Cavani had done extremely well to get back onside as yellow shirts flooded out of the box, and United went in search of an instant second as Fernandes struck a loose ball across goal, flashing inches away from the predatory Cavani.
Villarreal were beginning to tire as Rashford scuffed a glorious chance wide of Rulli’s post from Fernandes’ cross on 70 minutes, although the linesman’s flag spared the Englishman’s blushes, with Torres then in the right place to block Cavani’s improvised header from Shaw’s wayward shot.
Villarreal’s second-half forays were sporadic with Moreno missing the target from distance – their first attempt since the break to United’s six. The momentum was with United as McTominay drove them forward in search of a late winner, feeding Shaw down the left before his cross was headed over by Paul Pogba.
It was Villarreal’s turn to show their frustration when Torres failed to bend his shot from Mario Gaspar’s cut-back inside the post as Turpin signalled for extra time.
Emery had made five alterations up until this point while Solskjaer still had all five of his substitutes to call upon. It felt somewhat strange given the intensity of the opening 15 minutes of additional time as one of those Villarreal reinforcements, former Liverpool defender Alberto Moreno, sliced a shot wide from the angle.

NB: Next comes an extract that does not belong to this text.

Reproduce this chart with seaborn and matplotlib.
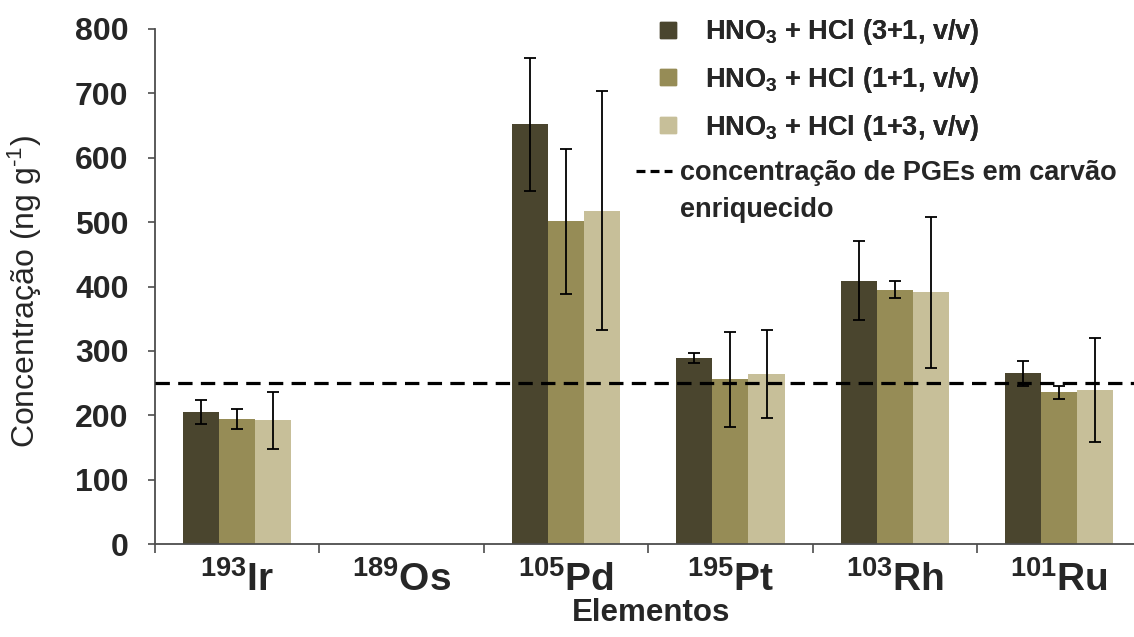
import numpy as np
import pandas as pd
import matplotlib
matplotlib.use("Agg")
import matplotlib.pyplot as plt
import seaborn as sns
from matplotlib.lines import Line2D

# ---------------- data ----------------
elements = ["Ir", "Os", "Pd", "Pt", "Rh", "Ru"]
mass_numbers = ["193", "189", "105", "195", "103", "101"]
methods = ["HNO3 + HCl (3+1, v/v)", "HNO3 + HCl (1+1, v/v)", "HNO3 + HCl (1+3, v/v)"]
method_labels = [r"HNO$_\mathbf{3}$ + HCl (3+1, v/v)",
                 r"HNO$_\mathbf{3}$ + HCl (1+1, v/v)",
                 r"HNO$_\mathbf{3}$ + HCl (1+3, v/v)"]
mean_31 = [205, np.nan, 652, 289, 409, 265]
mean_11 = [194, np.nan, 501, 256, 395, 236]
mean_13 = [192, np.nan, 518, 264, 391, 239]
sd_31 = [19, np.nan, 103, 8, 61, 19]
sd_11 = [15, np.nan, 113, 74, 13, 10]
sd_13 = [44, np.nan, 186, 69, 117, 81]
reference_level = 250
reference_label = "concentração de PGEs em carvão"
reference_label2 = "enriquecido"
colors = ["#4A452E", "#968C56", "#C7BF99"]

means = [mean_31, mean_11, mean_13]
sds = [sd_31, sd_11, sd_13]

df = pd.DataFrame({
    "elemento": [e for _ in methods for e in elements],
    "metodo": [m for m in methods for _ in elements],
    "valor": [v for ser in means for v in ser],
})

# ---------------- style ----------------
sns.set_style("ticks")
plt.rcParams['font.family'] = ['Liberation Sans', 'DejaVu Sans']
plt.rcParams['mathtext.fontset'] = 'custom'
plt.rcParams['mathtext.rm'] = 'Liberation Sans'
plt.rcParams['mathtext.bf'] = 'Liberation Sans:bold'
plt.rcParams['mathtext.it'] = 'Liberation Sans:italic'
plt.rcParams['mathtext.default'] = 'regular'

W, H = 1134, 637
fig = plt.figure(figsize=(W / 100, H / 100), dpi=100)
ax = fig.add_axes([155 / W, 93 / H, 979 / W, 515 / H])

sns.barplot(data=df, x="elemento", y="valor", hue="metodo", order=elements,
            hue_order=methods, palette=colors, width=0.66, errorbar=None,
            linewidth=0, saturation=1, ax=ax, legend=False)

# error bars at the bar centres
bar_containers = list(ax.containers)
for k, cont in enumerate(bar_containers):
    for p in cont.patches:
        h = p.get_height()
        if not np.isfinite(h) or h == 0:
            continue
        xc = p.get_x() + p.get_width() / 2
        j = int(round(xc))
        ax.errorbar(xc, h, yerr=sds[k][j], fmt='none', ecolor='black',
                    elinewidth=1.3, capsize=4.5, capthick=1.3, zorder=4)

ax.axhline(reference_level, color='black', lw=2.3, dashes=(4.5, 2.6), zorder=5)

ax.set_xlim(-0.5, 5.455)
ax.set_ylim(0, 800)
ax.set_yticks(range(0, 801, 100))
ax.set_xticks(range(len(elements)))
ax.set_xticklabels([r"$^{\mathbf{%s}}\mathbf{%s}$" % (m, e) for m, e in zip(mass_numbers, elements)],
                   fontsize=28)
ax.set_xticks(np.arange(-0.5, 5.0, 1.0), minor=True)
ax.tick_params(axis='x', which='major', length=0, pad=12)
ax.tick_params(axis='x', which='minor', length=6.5, width=1.2, color='#4d4d4d', direction='out')
ax.tick_params(axis='y', length=5, width=1.2, color='#4d4d4d', pad=14, labelsize=23)
for lbl in ax.get_yticklabels():
    lbl.set_fontweight('bold')

sns.despine(ax=ax)
for s in ['left', 'bottom']:
    ax.spines[s].set_color('#4d4d4d')
    ax.spines[s].set_linewidth(1.3)

ax.set_ylabel(r"Concentração (ng g$^{\text{-}1}$)", fontsize=23)
ax.yaxis.set_label_coords(-0.1135, 0.491)
ax.set_xlabel("Elementos", fontsize=22.5, fontweight='bold')
ax.xaxis.set_label_coords(0.5066, -0.104)

# legends
F = 19.5
handles1 = [Line2D([], [], ls='none', marker='s', markersize=11, markerfacecolor=c,
                   markeredgecolor=c) for c in colors]
leg1 = fig.legend(handles1, method_labels, loc='upper left',
                  bbox_to_anchor=(657 / W, 1 - 17 / H), frameon=False,
                  prop={'size': F, 'weight': 'bold'}, handlelength=0.8,
                  handletextpad=0.97, labelspacing=0.66, borderpad=0, borderaxespad=0)
handles2 = [Line2D([], [], color='black', lw=2.3, dashes=(2.8, 1.6)),
            Line2D([], [], ls='none')]
leg2 = fig.legend(handles2, [reference_label, reference_label2], loc='upper left',
                  bbox_to_anchor=(636 / W, 1 - 160 / H), frameon=False,
                  prop={'size': F, 'weight': 'bold'}, handlelength=1.33,
                  handletextpad=0.3, labelspacing=0.4, borderpad=0, borderaxespad=0)
fig.add_artist(leg1)

fig.savefig("out.png", dpi=100)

The game was developing into a war of attrition, with Paco Alcacer’s rushed finish the last act before Fred was introduced for the fading Greenwood. The momentum had shifted back to Emery’s side but with their opponents subdued, penalties felt an inevitability.
United had experienced just why Villarreal had gone the whole competition unbeaten; the last time the Europa League was decided by a shootout was back in 2014, when Emery was manager of Sevilla – overcoming Benfica 4-2 following a goalless draw.
De Gea hadn’t saved a Premier League penalty for six-and-a-half years, and he didn’t come close to keeping out any of Villarreal’s efforts in a thrilling shootout that was decided in dramatic circumstances as following 20 successful spot-kicks, Rulli blasted home his penalty before saving from De Gea.